The unit during World War II was known for having all Black officers, which was very rare in the segregated U.S. Army at that time. President Harry Truman integrated the armed forces in 1948.

A May 16, 1944, newspaper account in a Riverhead newspaper shows Mr. Hinksman, 22, died in Italy but provided no details. The three-paragraph account said Mr. Hinksman was a member of Riverhead’s First Baptist Church and had served overseas for three months prior to his death.

Riverhead historian Richard Wines first heard about Mr. Hinksman when he visited the Suffolk County Historical Society and heard the story. He has since done his own research. 

“We know he was born in Manorville,” he said. “Census records show when he was 10 he was living in Riverside as a boarder. By the 1940 census, he was on Maple Avenue in Riverhead in a house near the railroad tracks.”

Mr. Wines’ research identifies Mr. Hinksman’s mother as Mildred Hinksman. She worked as a servant in the Rodgers household in Westhampton in 1930. She was born in Virginia. In all likelihood, she came north in the Great Migration of Black Southerners who set out to start new lives.

Internet records show the 366th Infantry suffered more than 1,300 casualties — a third of the entire regiment.
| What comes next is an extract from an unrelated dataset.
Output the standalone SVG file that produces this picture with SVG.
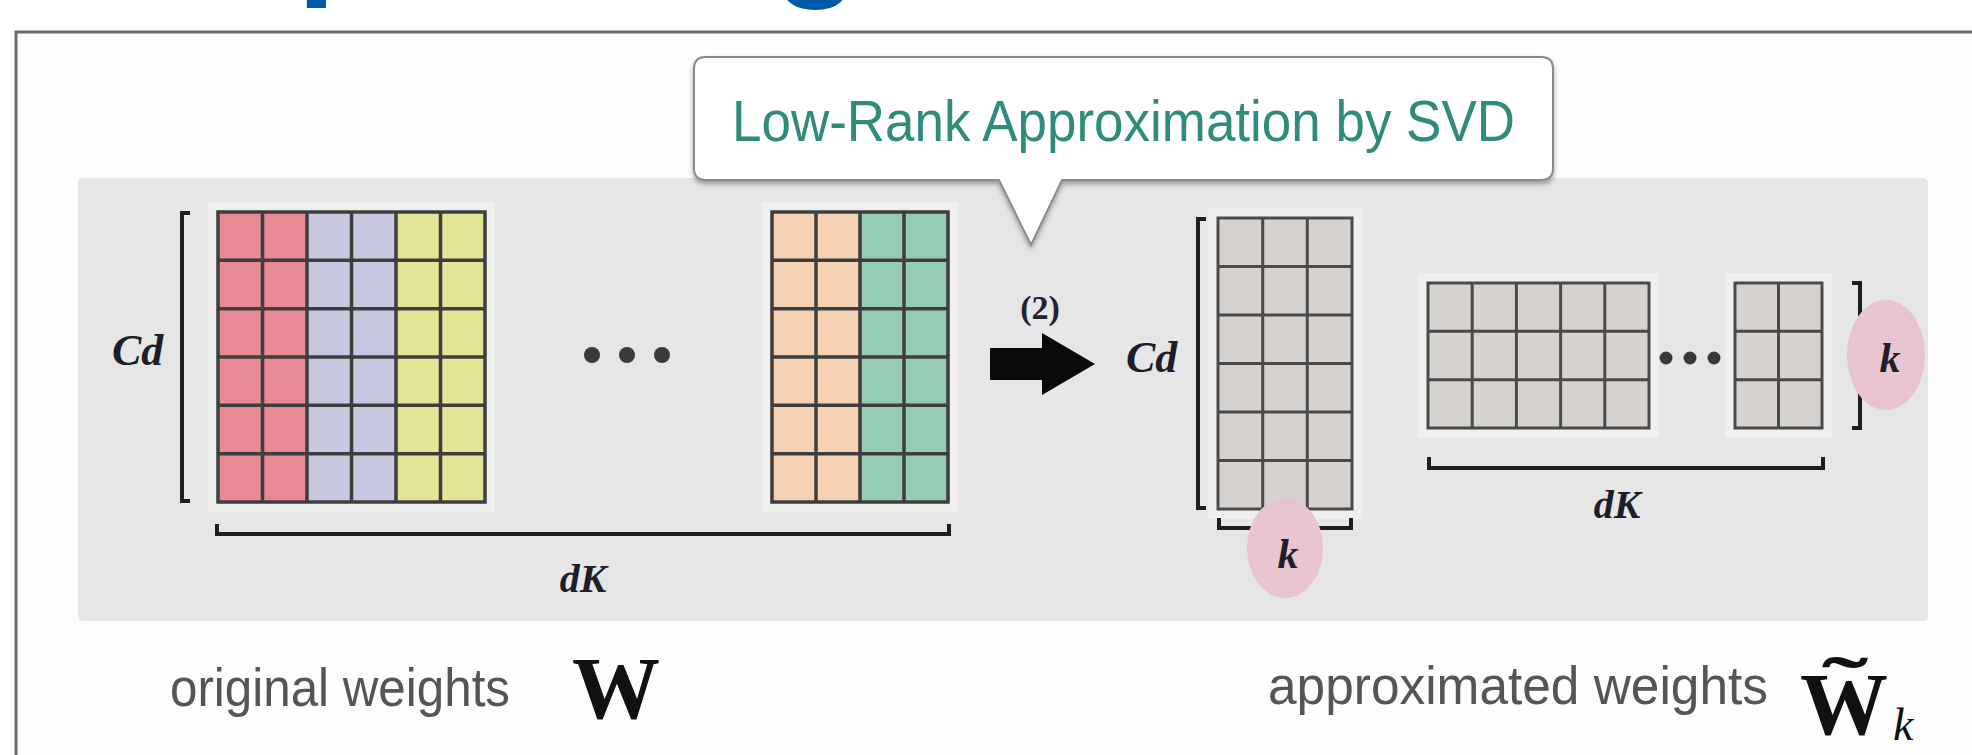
<svg xmlns="http://www.w3.org/2000/svg" width="1972" height="755" viewBox="0 0 1972 755">
<defs>
<style>
.cell{stroke:#3e3e3e;stroke-width:3.5}
.gcell{fill:#d5d2cf;stroke:#4a4a4a;stroke-width:3}
.halo{fill:#efefee}
.br{fill:none;stroke:#1e1e1e;stroke-width:4;stroke-linecap:square}
.math{font-family:"Liberation Serif",serif;font-weight:bold;font-style:italic;fill:#1e1e2a}
.cap{font-family:"Liberation Sans",Arial,sans-serif;fill:#555555}
.bigw{font-family:"Liberation Serif",serif;font-weight:bold;fill:#111111}
.dot{fill:#3a3a3a}
.pink{fill:#e8c4d0}
</style>
<filter id="sh" x="-5%" y="-10%" width="110%" height="130%">
<feDropShadow dx="0" dy="3" stdDeviation="2.5" flood-color="#000" flood-opacity="0.35"/>
</filter>
</defs>
<rect width="1972" height="755" fill="#ffffff"/>
<g id="title-fragment" fill="#0058aa" font-family="Liberation Sans,Arial,sans-serif" font-weight="bold" font-size="140">
<text x="297" y="-21">p</text>
<text x="774" y="-20">g</text>
</g>
<g id="frame">
<rect x="16" y="32" width="1970" height="740" fill="#fdfdfd" stroke="#6a6a6a" stroke-width="3"/>
</g>
<g id="panel">
<rect x="78" y="178" width="1850" height="443" rx="5" fill="#e6e6e6"/>
</g>
<g id="callout">
<path d="M706,57 H1541 Q1553,57 1553,69 V168 Q1553,180 1541,180 H1062 L1031,245 L999,180 H706 Q694,180 694,168 V69 Q694,57 706,57 Z" fill="#ffffff" stroke="#8a8a8a" stroke-width="2" filter="url(#sh)"/>
<text x="732" y="141" font-family="Liberation Sans,Arial,sans-serif" font-size="57" fill="#2f8c7b" textLength="783" lengthAdjust="spacingAndGlyphs">Low-Rank Approximation by SVD</text>
</g>
<g id="original-matrix">
<rect class="halo" x="208" y="202" width="287" height="310"/>
<rect class="halo" x="762" y="202" width="196" height="310"/>
<g>
<rect x="218" y="212" width="89" height="290" fill="#e78a93"/>
<rect x="307" y="212" width="89" height="290" fill="#c8c8e0"/>
<rect x="396" y="212" width="89" height="290" fill="#e5e597"/>
<rect x="772" y="212" width="88" height="290" fill="#f5d2b3"/>
<rect x="860" y="212" width="88" height="290" fill="#96ccb3"/>
</g>
<g class="cell" fill="none">
<rect x="218" y="212" width="267" height="290"/>
<path d="M262.5,212V502M307,212V502M351.5,212V502M396,212V502M440.5,212V502M218,260.3H485M218,308.7H485M218,357H485M218,405.3H485M218,453.7H485"/>
<rect x="772" y="212" width="176" height="290"/>
<path d="M816,212V502M860,212V502M904,212V502M772,260.3H948M772,308.7H948M772,357H948M772,405.3H948M772,453.7H948"/>
</g>
<circle class="dot" cx="592" cy="355" r="8"/>
<circle class="dot" cx="627" cy="355" r="8"/>
<circle class="dot" cx="662" cy="355" r="8"/>
<path class="br" d="M188,213 H182 V501 H188"/>
<text class="math" x="112" y="365" font-size="44">Cd</text>
<path class="br" d="M217,526 V534 H949 V526"/>
<text class="math" x="583" y="592" font-size="40" text-anchor="middle">dK</text>
</g>
<g id="left-factor">
<rect class="halo" x="1208" y="208" width="154" height="311"/>
<rect class="gcell" x="1218" y="218" width="134" height="291"/>
<path d="M1262.7,218V509M1307.3,218V509M1218,266.5H1352M1218,315H1352M1218,363.5H1352M1218,412H1352M1218,460.5H1352" fill="none" stroke="#4a4a4a" stroke-width="3"/>
<path class="br" d="M1204,219 H1198 V508 H1204"/>
<text class="math" x="1126" y="372" font-size="44">Cd</text>
<path class="br" d="M1219,520 V528 H1351 V520"/>
<ellipse class="pink" cx="1285" cy="548" rx="38" ry="50"/>
<text class="math" x="1288" y="568" font-size="42" text-anchor="middle">k</text>
</g>
<g id="right-factor">
<rect class="halo" x="1418" y="273" width="241" height="165"/>
<rect class="halo" x="1725" y="273" width="107" height="165"/>
<rect class="gcell" x="1428" y="283" width="221" height="145"/>
<rect class="gcell" x="1735" y="283" width="87" height="145"/>
<path d="M1472.2,283V428M1516.4,283V428M1560.6,283V428M1604.8,283V428M1428,331.3H1649M1428,379.7H1649M1778.5,283V428M1735,331.3H1822M1735,379.7H1822" fill="none" stroke="#4a4a4a" stroke-width="3"/>
<circle class="dot" cx="1666" cy="358" r="6.5"/>
<circle class="dot" cx="1690" cy="358" r="6.5"/>
<circle class="dot" cx="1714" cy="358" r="6.5"/>
<path class="br" d="M1854,283 H1860 V428 H1854"/>
<ellipse class="pink" cx="1886" cy="355" rx="39" ry="55"/>
<text class="math" x="1890" y="372" font-size="42" text-anchor="middle">k</text>
<path class="br" d="M1429,459 V468 H1823 V459"/>
<text class="math" x="1617" y="518" font-size="40" text-anchor="middle">dK</text>
</g>
<g id="connectors">
<path d="M990,348 H1042 V333 L1095,364 L1042,395 V380 H990 Z" fill="#0a0a0a"/>
<text x="1040" y="319" font-family="Liberation Serif,serif" font-weight="bold" font-size="34" fill="#222233" text-anchor="middle">(2)</text>
</g>
<g id="captions">
<text class="cap" x="170" y="706" font-size="53" textLength="340" lengthAdjust="spacingAndGlyphs">original weights</text>
<text class="bigw" x="572" y="718" font-size="88">W</text>
<text class="cap" x="1268" y="704" font-size="53" textLength="500" lengthAdjust="spacingAndGlyphs">approximated weights</text>
<text class="bigw" x="1800" y="734" font-size="88">W</text>
<text class="bigw" transform="translate(1845,707) scale(2.3,1.2)" font-size="60" text-anchor="middle">˜</text>
<text x="1893" y="740" font-family="Liberation Serif,serif" font-style="italic" font-size="46" fill="#111111">k</text>
</g>
</svg>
One account said the unit was disbanded in 1945 and its members sent home. When they arrived, they were loaded onto buses and ordered to sit in the rear seats while the front seats were reserved for German prisoners of war still in U.S. custody.

Mr. Pratt’s father, Charles Pratt, graduated from law school in Michigan and was practicing law at the time he enlisted in the 366th. The regiment was noteworthy for the number of well-educated troops. Charles Pratt returned after the war to practice law.

Recently, James Pratt said, the courthouse in Kalamazoo, Mich., was renamed for his father, who became the first black chief justice elected in the county. Another distinguished veteran of the 366th was former U.S. senator Edward Brooke of Massachusetts, who died in 2015.

“One member, John Fox, was posthumously awarded the Medal of Honor for his actions in a battle in Italy,” Mr. Pratt said. “So many of those who were lucky to come home distinguished themselves.”